The facts that make TC Heartland so practically significant are found nowhere in Justice Thomas’ opinion. Because the Federal Circuit has exclusive appellate jurisdiction in patent cases, VE Holding’s broad venue rule—allowing suit wherever there is personal jurisdiction over the defendant—has afforded patent plaintiffs broad choice of forum in suits against corporate defendants. And increasingly, plaintiffs have chosen Texas’s Eastern District. By 2015, 43.6 percent of all patent cases were filed in that district. Compared with the national average, plaintiffs won more often (54 percent, against a national average of 33 percent), and won greater amounts (a median of $9.4 million, or nearly double the national average). See Christopher Barry, et al., 2016 Patent Litigation Study: Are we at an inflection point? (2016), http:// pwc.to/2qcuLb0 (PwC Study).

The landscape is now dramatically changed after the Supreme Court’s 8-0 opinion, which in a terse 10 pages—with Justice Gorsuch not participating—rejected three decades of Federal Circuit precedent. The Court grounded its holding in its 1957 decision in Fourco Glass Co. v. Transmirra Products Corp., which established two key points that prove the result in TC Heartland. First, Fourco held that the word "resides" in § 1400(b) subjects corporations to venue "only in their States of incorporation." Second, Fourco held that § 1400(b) is the "sole and exclusive provision controlling venue in patent infringment actions," and is "not to be supplemented by" resort to the general venue statute. 
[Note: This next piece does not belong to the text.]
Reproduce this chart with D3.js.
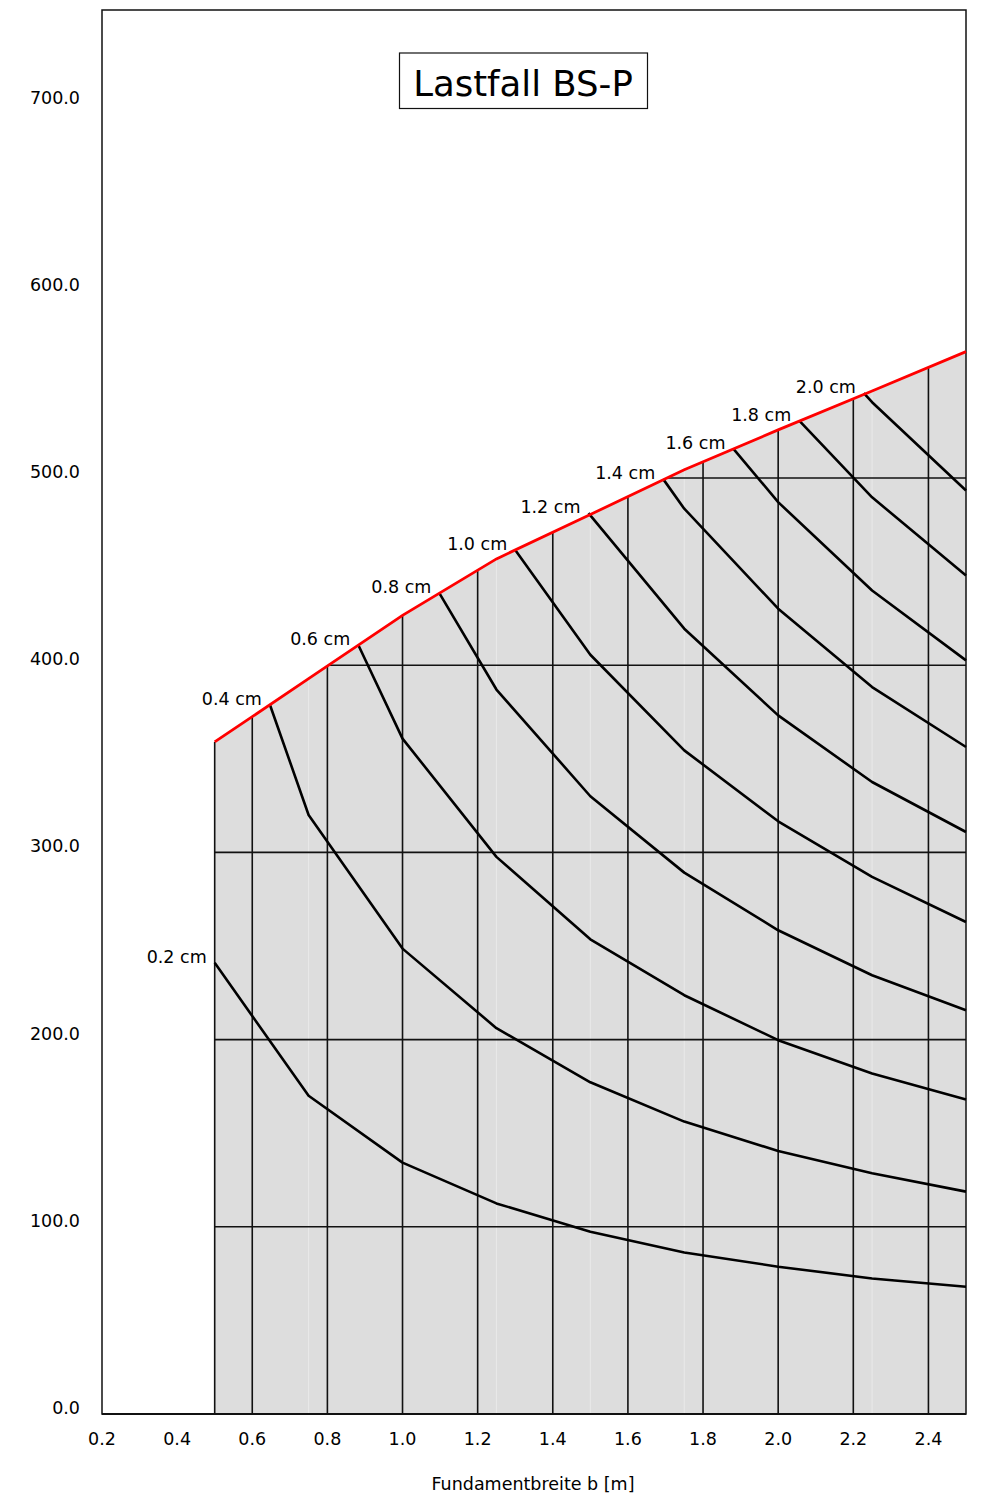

TC Heartland rejected the broad venue rule of VE Holding because the Federal Circuit imported principles from the general venue statute in precisely the way that Fourco had warned against. In 1988, after Fourco, Congress amended and broadened the general venue statute to provide that “[f]or purposes of venue under this chapter,” venue is proper wherever a defendant corporation is subject to personal jurisdiction. And because § 1400(b)’s patent venue provision is part of the same “chapter,” VE Holding concluded that this amendment abrogated Fourco’s narrow definition of “resides” and subjected patent venue to the same rules as general venue. In TC Heartland, however, the Supreme Court disagreed. It relied on the principle that, when a statute has received a “settled construction,” Congress ordinarily must “provide [] a relatively clear indication of its intent” to alter this construction. The Court perceived no such clear indication in the post-1988 amendments to the general venue statute. At the time of Fourco, too, the general venue statute had applied “for venue purposes,” and so, the 1988 amendment on which the Federal Circuit relied did not materially change the statute that Fourco had already construed. Hence, Fourco’s interpretation—that for patent venue purposes, a corporation “resides” only in its place of incorporation and that rules from the general venue statute are inapplicable— continues to govern.

One effect of TC Heartland is clear. Plaintiffs’ choice of forum will be far narrower, and patent litigation in Texas’s Eastern District will sharply decline. Plaintiffs must either sue in the state of incorporation of a defendant corporation or where the defendant has both “committed acts of infringement” and “has a regular and established place of business.” 28 U.S.C. § 1400(b).

But it remains unclear whether TC Heartland will change the balance of power between patent plaintiffs and defendants or merely shift the location of the battlefield.  A significant share of patent litigation is likely to flow to Delaware, where so many companies are incorporated.  And one study has ranked the District of Delaware as more favorable to patent plaintiffs than the Eastern District of Texas, with plaintiffs succeeding less often (40 percent), but obtaining greater damages awards (a median of $17 million).  PwC Study at 15.  TC Heartland also expressly reserves decision on the venue rules for foreign corporations, which remain untouched by the Supreme Court’s opinion.